Diffusion of Lithium Cations in Concentrated Sulfolane-Based Liquid Electrolytes
Adilson DE FREITAS1, Karina SHIMIZU1, José CANONGIA LOPES1
1Centro de Química Estrutural, Institute of Molecular Sciences, Instituto Superior Técnico, Universidade de Lisboa, Lisbon, Portugal
Since its inception 30 years ago, lithium-ion batteries (LIB) have become ubiquitous energy storage devices because of its advantageous qualities over its predecessors. However, volatile, and flammable carbonate-based electrolytes are commonly employed in LIBs, raising concerns on thermal stability and toxicity. The use of nonaqueous polyelectrolyte solutions, aqueous Li+-ion batteries, eutectic mixtures, superconcentrated or highly concentrated electrolyte (HCE) solutions have received much attention recently as strategies to overcome the safety and environmental issues about conventional LIBs.
In highly concentrated aqueous ionic solutions and supercooled liquids, the time correlation function transients are usually described by a non-exponential function rather than the exponential decays usually seen in diluted solutions.

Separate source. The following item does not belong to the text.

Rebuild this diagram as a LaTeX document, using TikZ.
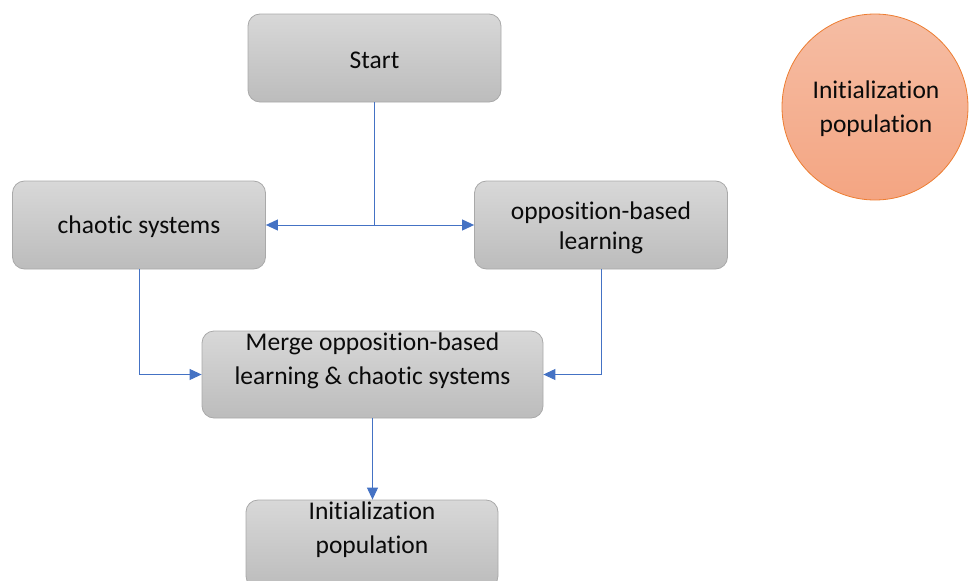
\documentclass[tikz,border=0pt]{standalone}
\usepackage{fontspec}
\setmainfont[Ligatures={NoCommon}]{Carlito}
\usetikzlibrary{arrows.meta}

\definecolor{boxtop}{HTML}{D8D8D8}
\definecolor{boxbot}{HTML}{BCBCBC}
\definecolor{boxedge}{HTML}{A9A9A9}
\definecolor{disktop}{HTML}{F5BDA4}
\definecolor{diskbot}{HTML}{F4A582}
\definecolor{diskedge}{HTML}{ED7D31}
\definecolor{link}{HTML}{4472C4}
\definecolor{ink}{HTML}{0A0A0A}

\tikzset{
  box/.style={rounded corners=12pt, draw=boxedge, line width=0.8pt,
    top color=boxtop, bottom color=boxbot, minimum width=253pt,
    minimum height=88pt, inner sep=0pt},
  txt/.style={text=ink, font=\fontsize{25.5pt}{34pt}\selectfont, align=center, inner sep=0pt},
  disk/.style={circle, draw=diskedge, line width=0.8pt, top color=disktop,
    bottom color=diskbot, minimum size=186pt, inner sep=0pt},
  wire/.style={draw=link, line width=1pt},
  arrow/.style={wire, -{Triangle[length=12pt,width=11pt]}}
}

\begin{document}
\begin{tikzpicture}[x=1pt,y=-1pt]
\useasboundingbox (0,0) rectangle (972,581);
\clip (0,0) rectangle (972,581);

% process boxes
\node[box] (start) at (374.5,58) {};
\node[txt] (starttext) at (374.5,60) {Start};

\node[box] (chaos) at (139,225) {};
\node[txt] (chaostext) at (139,227) {chaotic systems};

\node[box] (opp) at (601,225) {};
\node[txt, font=\fontsize{25.5pt}{30pt}\selectfont] (opptext) at (601,228) {opposition-based\\learning};

\node[box, minimum width=341pt, minimum height=87pt] (merge) at (372.5,374.5) {};
\node[txt] (mergetext) at (372.5,361) {Merge opposition-based\\learning \& chaotic systems};

\node[box, minimum width=252pt] (init) at (372,544) {};
\node[txt] (inittext) at (372,530) {Initialization\\population};

% legend disk
\node[disk] (legend) at (875,107) {};
\node[txt] (legendtext) at (876,109) {Initialization\\population};

% connectors
\coordinate (split) at (start.south |- chaos.east);
\draw[wire] (start.south) -- (split);
\draw[arrow] (split) -- (chaos.east);
\draw[arrow] (split) -- (opp.west);
\draw[arrow] (chaos.south) |- (merge.west);
\draw[arrow] (opp.south) |- (merge.east);
\draw[arrow] (merge.south) -- (merge.south |- init.north);
\end{tikzpicture}
\end{document}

In this work we employed molecular dynamics simulations to explore the solvation behaviour of sulfolane-LiBF4 mixtures going to [LiBF4] up to ca. 6 mol.L-1, a well-characterized system from the experimental point of view (Figure 1). We surveyed some structural aspects of the mixtures to understand how the solvation environment around Li+ ions changes as a function of the molar fraction of sulfolane. Then, we focused on the dynamical aspects of the sulfolane-LiBF4 mixtures, namely the first steps of the relaxation process of the cation-anion and cation-sulfolane pairs.
The MD results suggest that the relaxation dynamics of the contact ion pair and Li-sulfolane pair at room or even higher temperatures is analogous to that seen in glass-forming materials at much lower temperatures. In addition, the Li+ ion dynamics is influenced to such an extent that the hopping diffusion of Li+ ions starts to take place in highly concentrated electrolyte solutions. Also, the extension of the departure from the exponential behaviour seems to reflect the aggregation of the ion pair in solution. The correlations with the Stokes-Einstein (SE) equation indicated that the largest contributor to the SE breakdown is the cation-anion pair dynamics.